◆ TASK DESCRIPTION ◆
Leave out all pictures and return, exactly as written, the lines from the line containing "Reproduce this chart with Apache ECharts." to the line containing "const yTicks = [-1, 0, 1];", both ends kept.

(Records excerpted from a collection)
◇ ◇ ◇
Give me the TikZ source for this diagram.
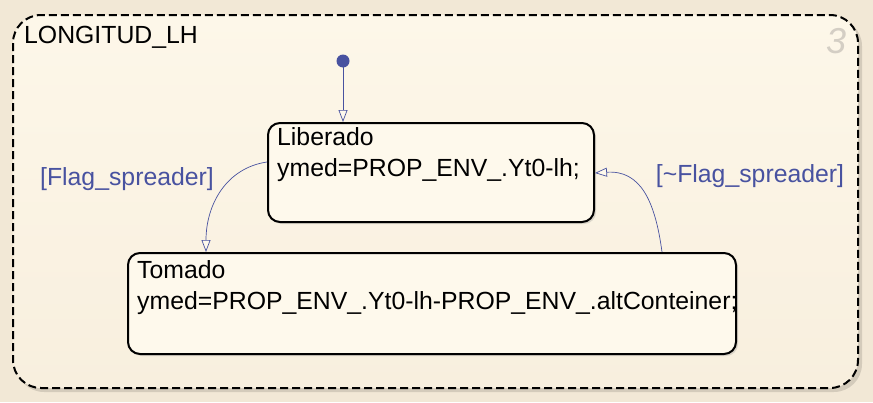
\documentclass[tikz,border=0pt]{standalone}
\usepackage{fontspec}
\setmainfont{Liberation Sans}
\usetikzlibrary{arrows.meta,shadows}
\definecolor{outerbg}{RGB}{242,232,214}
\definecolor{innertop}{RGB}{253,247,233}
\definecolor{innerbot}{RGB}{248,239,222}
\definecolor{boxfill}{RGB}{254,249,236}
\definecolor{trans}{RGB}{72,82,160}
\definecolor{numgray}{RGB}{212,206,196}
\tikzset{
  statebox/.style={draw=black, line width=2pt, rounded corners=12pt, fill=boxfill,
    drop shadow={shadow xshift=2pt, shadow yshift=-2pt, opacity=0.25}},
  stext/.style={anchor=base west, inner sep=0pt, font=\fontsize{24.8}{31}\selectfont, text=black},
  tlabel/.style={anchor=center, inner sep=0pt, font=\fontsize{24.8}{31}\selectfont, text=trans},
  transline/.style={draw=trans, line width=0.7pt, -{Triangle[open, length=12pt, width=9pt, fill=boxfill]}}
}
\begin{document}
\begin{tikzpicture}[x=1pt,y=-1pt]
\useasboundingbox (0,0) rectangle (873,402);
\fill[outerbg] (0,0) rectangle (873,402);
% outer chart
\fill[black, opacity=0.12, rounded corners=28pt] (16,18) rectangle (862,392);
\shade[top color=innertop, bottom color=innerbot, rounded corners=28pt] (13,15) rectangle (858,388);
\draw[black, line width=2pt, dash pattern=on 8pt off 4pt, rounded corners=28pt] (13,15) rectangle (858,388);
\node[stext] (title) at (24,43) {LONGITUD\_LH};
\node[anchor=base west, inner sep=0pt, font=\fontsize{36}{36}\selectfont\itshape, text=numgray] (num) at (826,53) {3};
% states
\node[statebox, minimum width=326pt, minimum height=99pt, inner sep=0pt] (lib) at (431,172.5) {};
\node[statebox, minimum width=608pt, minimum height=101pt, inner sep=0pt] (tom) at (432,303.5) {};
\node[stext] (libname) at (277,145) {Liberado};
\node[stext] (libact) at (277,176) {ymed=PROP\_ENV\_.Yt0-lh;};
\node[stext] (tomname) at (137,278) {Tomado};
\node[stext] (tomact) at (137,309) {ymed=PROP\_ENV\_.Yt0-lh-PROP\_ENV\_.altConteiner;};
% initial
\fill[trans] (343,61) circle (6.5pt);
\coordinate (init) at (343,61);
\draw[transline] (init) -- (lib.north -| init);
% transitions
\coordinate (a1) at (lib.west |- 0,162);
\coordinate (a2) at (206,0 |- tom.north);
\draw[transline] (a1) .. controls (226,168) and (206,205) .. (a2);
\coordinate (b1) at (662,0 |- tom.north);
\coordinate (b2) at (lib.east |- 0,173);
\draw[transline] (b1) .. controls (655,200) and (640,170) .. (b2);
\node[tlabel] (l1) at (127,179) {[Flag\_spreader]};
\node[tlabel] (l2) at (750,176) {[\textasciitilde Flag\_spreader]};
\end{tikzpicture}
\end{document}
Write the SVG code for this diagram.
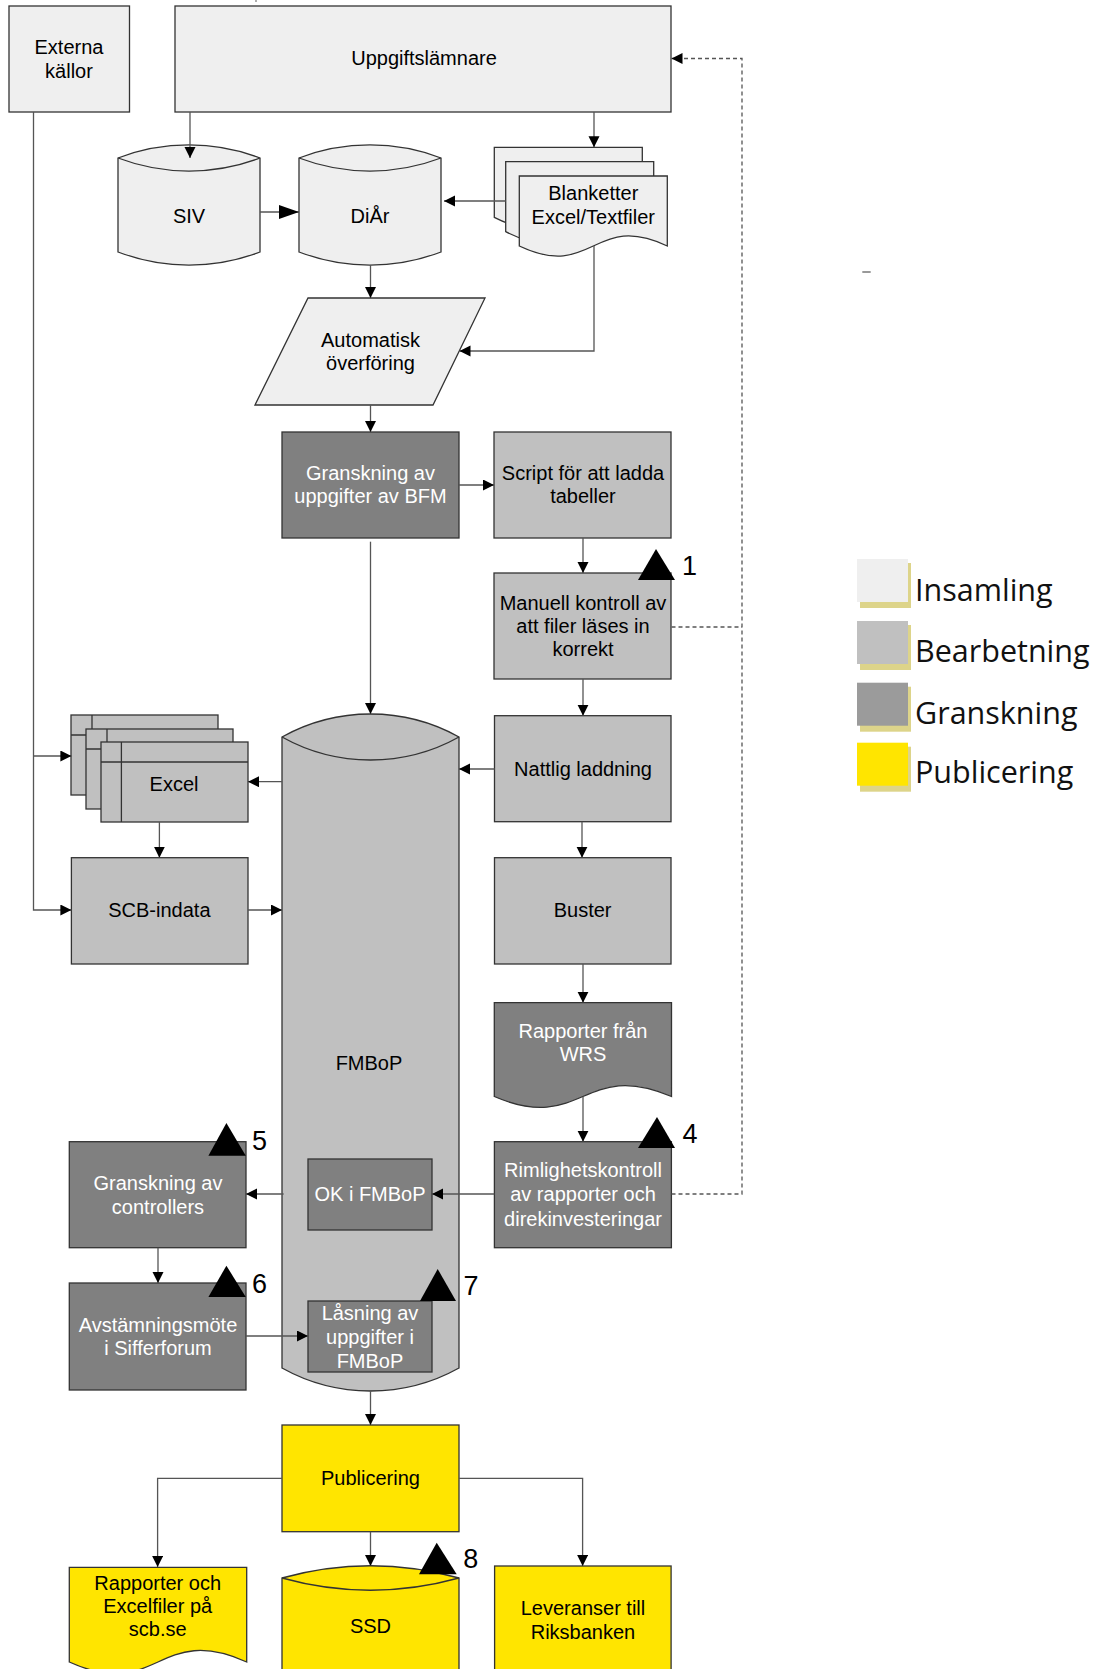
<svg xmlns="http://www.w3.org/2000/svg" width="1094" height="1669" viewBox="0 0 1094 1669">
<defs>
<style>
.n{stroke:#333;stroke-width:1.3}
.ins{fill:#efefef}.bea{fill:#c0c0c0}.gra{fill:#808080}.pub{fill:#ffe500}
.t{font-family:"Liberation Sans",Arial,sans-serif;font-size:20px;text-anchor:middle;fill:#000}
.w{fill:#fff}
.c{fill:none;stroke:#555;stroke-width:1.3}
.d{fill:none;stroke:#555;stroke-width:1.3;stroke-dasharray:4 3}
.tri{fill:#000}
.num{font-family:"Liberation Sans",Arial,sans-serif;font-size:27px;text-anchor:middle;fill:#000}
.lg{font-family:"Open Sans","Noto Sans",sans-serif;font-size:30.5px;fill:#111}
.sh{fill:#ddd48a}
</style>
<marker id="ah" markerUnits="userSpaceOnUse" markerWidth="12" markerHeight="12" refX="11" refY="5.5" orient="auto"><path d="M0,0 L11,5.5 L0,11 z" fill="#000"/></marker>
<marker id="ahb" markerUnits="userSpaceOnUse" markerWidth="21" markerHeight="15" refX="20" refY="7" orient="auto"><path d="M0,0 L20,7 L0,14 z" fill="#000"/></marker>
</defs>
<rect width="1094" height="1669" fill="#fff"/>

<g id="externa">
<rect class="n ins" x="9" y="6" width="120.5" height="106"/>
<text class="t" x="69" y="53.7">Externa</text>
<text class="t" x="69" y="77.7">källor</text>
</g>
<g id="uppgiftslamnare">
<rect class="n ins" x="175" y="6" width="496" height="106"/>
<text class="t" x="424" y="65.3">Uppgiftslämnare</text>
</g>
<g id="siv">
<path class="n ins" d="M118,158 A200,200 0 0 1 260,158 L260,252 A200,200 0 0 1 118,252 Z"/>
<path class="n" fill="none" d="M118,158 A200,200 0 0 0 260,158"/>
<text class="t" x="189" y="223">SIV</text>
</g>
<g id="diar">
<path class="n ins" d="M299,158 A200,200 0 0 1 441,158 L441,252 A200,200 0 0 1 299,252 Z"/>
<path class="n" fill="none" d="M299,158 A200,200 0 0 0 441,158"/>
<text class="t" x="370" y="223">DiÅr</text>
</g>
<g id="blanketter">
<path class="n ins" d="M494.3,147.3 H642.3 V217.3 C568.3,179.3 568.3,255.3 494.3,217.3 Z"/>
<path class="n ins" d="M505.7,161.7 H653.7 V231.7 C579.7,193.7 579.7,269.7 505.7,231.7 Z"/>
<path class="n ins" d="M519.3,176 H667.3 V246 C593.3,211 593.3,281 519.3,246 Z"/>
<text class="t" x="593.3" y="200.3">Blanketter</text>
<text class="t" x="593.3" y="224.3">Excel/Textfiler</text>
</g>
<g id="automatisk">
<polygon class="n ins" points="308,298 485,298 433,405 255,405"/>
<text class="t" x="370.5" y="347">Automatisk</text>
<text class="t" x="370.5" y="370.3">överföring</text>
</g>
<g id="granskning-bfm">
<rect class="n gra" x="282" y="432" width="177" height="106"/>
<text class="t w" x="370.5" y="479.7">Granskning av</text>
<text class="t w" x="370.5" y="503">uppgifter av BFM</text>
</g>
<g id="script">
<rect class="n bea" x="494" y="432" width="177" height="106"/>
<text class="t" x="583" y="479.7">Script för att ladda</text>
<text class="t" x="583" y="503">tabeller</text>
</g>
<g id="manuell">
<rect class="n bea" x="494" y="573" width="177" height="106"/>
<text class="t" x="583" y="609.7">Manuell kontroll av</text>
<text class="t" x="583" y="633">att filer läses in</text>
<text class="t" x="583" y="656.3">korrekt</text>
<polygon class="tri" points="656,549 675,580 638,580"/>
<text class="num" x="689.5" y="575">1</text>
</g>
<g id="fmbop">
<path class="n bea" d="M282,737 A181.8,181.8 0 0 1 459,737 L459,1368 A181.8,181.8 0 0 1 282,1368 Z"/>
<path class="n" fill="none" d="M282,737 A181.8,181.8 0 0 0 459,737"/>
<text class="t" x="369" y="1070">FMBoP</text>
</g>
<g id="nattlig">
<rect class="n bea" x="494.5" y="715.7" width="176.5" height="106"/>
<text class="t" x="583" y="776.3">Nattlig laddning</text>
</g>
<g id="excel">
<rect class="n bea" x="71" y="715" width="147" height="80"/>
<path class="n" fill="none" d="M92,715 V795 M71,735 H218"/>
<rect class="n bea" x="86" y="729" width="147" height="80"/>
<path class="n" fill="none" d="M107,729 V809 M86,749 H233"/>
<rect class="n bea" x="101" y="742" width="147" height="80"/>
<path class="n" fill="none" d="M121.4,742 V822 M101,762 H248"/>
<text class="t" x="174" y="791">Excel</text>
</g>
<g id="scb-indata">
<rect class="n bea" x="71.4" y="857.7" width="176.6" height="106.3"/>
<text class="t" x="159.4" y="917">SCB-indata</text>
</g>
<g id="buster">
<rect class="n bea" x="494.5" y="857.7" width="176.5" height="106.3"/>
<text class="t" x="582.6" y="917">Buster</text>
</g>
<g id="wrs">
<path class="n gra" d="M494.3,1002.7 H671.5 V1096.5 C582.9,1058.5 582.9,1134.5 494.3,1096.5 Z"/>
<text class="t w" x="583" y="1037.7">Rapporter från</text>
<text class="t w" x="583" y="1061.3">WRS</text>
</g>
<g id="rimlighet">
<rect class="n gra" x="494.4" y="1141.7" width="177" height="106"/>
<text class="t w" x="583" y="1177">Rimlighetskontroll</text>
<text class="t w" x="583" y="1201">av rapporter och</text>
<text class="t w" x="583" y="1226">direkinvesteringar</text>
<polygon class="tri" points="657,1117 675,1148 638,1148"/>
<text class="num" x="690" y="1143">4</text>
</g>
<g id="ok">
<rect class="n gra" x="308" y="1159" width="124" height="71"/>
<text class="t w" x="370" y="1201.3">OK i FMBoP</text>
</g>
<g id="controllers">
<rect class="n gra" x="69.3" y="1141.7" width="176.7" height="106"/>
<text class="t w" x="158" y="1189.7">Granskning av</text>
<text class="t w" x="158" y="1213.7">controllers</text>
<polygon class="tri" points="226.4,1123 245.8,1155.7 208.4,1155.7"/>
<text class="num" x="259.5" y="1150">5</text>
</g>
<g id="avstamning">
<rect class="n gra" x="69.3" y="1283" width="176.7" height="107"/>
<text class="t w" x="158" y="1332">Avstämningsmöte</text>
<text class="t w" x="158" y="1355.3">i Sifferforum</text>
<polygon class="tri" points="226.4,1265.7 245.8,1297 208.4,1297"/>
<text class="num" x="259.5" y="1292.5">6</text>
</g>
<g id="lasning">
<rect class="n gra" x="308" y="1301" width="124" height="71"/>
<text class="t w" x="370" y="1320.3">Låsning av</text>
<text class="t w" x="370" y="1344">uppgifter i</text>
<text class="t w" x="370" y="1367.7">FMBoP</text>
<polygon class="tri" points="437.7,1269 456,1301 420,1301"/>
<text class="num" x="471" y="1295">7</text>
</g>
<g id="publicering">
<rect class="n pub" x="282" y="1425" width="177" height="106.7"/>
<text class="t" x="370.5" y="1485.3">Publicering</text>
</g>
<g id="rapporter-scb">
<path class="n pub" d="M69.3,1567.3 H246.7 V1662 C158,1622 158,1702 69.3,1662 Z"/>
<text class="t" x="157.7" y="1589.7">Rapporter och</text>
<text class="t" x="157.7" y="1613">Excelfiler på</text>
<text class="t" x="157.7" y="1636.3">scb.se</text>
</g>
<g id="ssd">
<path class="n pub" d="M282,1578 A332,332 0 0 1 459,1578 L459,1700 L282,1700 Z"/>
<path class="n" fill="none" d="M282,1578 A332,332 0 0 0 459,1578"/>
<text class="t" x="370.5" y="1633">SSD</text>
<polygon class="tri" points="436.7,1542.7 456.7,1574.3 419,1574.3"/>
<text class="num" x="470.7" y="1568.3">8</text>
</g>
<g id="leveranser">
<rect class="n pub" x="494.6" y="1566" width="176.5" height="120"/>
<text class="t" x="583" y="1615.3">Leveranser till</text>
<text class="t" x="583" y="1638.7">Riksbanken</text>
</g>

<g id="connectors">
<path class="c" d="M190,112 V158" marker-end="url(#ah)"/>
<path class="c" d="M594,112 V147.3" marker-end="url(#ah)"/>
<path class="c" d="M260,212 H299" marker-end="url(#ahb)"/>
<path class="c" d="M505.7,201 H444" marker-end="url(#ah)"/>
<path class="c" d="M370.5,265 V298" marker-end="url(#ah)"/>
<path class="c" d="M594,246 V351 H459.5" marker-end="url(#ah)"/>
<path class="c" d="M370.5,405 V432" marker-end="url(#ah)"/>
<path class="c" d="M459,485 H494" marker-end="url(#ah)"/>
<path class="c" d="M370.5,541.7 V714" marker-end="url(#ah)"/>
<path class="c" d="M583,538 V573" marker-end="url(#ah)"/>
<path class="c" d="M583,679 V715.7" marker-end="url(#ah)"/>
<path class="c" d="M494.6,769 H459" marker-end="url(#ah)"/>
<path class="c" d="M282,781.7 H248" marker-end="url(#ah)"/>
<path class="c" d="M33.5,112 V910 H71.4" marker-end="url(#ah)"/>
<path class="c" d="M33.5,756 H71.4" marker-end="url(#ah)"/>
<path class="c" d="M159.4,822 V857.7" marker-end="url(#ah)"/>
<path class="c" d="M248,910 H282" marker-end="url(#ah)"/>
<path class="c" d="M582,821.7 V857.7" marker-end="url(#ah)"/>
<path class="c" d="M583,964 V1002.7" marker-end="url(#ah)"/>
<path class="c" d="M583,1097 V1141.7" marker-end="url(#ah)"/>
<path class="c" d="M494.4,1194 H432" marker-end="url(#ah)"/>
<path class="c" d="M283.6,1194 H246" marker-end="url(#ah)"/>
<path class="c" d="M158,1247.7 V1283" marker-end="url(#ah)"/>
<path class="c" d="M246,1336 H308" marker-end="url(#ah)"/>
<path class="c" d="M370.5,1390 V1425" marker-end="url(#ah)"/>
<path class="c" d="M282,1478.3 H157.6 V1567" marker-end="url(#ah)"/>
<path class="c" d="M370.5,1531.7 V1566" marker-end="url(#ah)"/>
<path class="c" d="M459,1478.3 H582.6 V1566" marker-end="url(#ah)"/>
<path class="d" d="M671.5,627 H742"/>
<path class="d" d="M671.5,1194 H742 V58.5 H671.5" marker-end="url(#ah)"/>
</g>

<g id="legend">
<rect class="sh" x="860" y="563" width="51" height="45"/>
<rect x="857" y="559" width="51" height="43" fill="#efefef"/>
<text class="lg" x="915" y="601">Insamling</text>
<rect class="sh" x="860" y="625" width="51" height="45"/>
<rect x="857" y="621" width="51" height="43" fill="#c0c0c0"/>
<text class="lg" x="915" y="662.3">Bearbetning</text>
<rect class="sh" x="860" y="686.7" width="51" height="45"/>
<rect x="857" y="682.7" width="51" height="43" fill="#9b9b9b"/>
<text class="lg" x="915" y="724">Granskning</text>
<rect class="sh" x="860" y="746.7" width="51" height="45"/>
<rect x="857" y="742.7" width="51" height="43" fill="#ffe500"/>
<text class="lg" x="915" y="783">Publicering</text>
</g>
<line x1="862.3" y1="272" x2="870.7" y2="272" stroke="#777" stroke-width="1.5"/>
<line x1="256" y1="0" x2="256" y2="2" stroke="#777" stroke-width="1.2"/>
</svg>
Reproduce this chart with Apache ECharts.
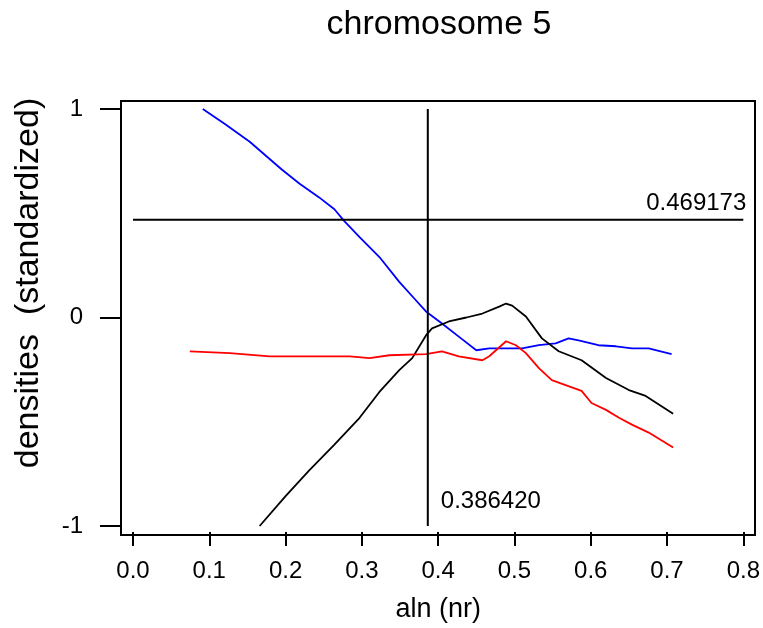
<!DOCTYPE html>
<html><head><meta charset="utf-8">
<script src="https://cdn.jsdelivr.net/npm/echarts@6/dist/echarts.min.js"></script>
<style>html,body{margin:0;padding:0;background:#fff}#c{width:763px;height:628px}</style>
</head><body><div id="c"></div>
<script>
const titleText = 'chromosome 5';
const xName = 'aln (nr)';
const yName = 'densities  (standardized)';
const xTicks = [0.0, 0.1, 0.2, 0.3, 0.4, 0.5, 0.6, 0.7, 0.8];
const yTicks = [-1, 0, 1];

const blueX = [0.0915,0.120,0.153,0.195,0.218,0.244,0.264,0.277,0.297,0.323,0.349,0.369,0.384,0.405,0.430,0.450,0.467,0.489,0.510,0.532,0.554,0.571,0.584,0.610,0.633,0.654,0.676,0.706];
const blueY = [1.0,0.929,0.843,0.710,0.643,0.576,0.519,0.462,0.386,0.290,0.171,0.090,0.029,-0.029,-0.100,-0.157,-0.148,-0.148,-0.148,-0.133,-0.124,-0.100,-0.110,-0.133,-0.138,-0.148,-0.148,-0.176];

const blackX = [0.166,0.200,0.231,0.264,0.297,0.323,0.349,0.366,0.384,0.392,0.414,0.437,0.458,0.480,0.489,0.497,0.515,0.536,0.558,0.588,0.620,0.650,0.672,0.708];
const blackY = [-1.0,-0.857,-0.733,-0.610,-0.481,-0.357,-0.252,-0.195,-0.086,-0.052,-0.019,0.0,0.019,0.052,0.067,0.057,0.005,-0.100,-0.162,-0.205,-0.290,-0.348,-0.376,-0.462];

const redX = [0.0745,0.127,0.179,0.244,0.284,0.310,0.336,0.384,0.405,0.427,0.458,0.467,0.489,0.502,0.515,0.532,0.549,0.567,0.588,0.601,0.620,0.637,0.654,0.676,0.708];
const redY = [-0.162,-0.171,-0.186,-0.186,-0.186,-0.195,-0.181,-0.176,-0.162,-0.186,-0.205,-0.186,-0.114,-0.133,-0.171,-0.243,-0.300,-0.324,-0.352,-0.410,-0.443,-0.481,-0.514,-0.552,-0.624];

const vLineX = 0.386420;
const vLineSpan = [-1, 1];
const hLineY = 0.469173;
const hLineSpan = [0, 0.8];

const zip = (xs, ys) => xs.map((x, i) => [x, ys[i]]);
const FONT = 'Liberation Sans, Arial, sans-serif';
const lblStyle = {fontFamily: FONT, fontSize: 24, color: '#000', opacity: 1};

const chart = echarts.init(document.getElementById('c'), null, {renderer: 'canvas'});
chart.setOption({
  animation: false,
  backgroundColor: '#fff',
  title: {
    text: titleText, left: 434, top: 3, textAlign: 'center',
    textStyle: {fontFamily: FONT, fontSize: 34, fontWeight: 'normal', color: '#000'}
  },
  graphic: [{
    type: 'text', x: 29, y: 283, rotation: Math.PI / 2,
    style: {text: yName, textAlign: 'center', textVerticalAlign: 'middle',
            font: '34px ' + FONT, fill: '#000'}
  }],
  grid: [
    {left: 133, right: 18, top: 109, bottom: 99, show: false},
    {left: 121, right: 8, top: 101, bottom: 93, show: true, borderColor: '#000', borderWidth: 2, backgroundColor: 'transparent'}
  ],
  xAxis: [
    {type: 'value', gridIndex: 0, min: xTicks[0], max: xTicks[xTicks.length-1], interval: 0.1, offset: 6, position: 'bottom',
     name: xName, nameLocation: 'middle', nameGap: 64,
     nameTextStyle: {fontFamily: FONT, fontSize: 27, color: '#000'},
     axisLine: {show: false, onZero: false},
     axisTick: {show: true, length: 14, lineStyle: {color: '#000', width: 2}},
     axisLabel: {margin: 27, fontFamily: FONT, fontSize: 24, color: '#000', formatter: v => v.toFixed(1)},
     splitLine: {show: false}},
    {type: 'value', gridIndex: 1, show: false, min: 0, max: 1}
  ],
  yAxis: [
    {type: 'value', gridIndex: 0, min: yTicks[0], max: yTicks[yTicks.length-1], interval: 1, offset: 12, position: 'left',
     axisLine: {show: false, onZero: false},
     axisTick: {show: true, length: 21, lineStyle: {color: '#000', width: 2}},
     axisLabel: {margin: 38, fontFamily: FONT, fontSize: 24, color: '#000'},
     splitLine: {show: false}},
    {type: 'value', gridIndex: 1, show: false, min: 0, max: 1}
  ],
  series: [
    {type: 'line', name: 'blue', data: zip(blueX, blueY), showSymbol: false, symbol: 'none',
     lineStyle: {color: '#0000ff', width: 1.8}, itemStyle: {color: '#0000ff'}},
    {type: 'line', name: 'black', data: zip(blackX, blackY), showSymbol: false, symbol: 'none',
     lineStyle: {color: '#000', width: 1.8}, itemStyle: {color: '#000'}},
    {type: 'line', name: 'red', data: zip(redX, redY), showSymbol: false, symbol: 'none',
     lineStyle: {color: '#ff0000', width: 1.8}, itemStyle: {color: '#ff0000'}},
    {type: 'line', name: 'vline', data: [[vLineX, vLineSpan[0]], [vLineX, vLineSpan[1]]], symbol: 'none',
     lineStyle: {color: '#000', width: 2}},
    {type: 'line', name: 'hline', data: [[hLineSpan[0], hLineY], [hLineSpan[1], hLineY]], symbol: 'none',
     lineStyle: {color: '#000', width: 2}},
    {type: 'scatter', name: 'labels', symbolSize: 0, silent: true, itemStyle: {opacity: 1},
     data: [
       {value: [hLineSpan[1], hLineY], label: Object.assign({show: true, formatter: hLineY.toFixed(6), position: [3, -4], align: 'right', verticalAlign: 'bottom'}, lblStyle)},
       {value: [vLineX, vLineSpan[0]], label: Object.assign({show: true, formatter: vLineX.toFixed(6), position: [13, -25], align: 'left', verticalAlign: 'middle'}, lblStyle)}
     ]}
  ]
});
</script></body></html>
◇ ◇ ◇
◆ RESULT OF THE TASK ◆
Reproduce this chart with Apache ECharts.
<!DOCTYPE html>
<html><head><meta charset="utf-8">
<script src="https://cdn.jsdelivr.net/npm/echarts@6/dist/echarts.min.js"></script>
<style>html,body{margin:0;padding:0;background:#fff}#c{width:763px;height:628px}</style>
</head><body><div id="c"></div>
<script>
const titleText = 'chromosome 5';
const xName = 'aln (nr)';
const yName = 'densities  (standardized)';
const xTicks = [0.0, 0.1, 0.2, 0.3, 0.4, 0.5, 0.6, 0.7, 0.8];
const yTicks = [-1, 0, 1];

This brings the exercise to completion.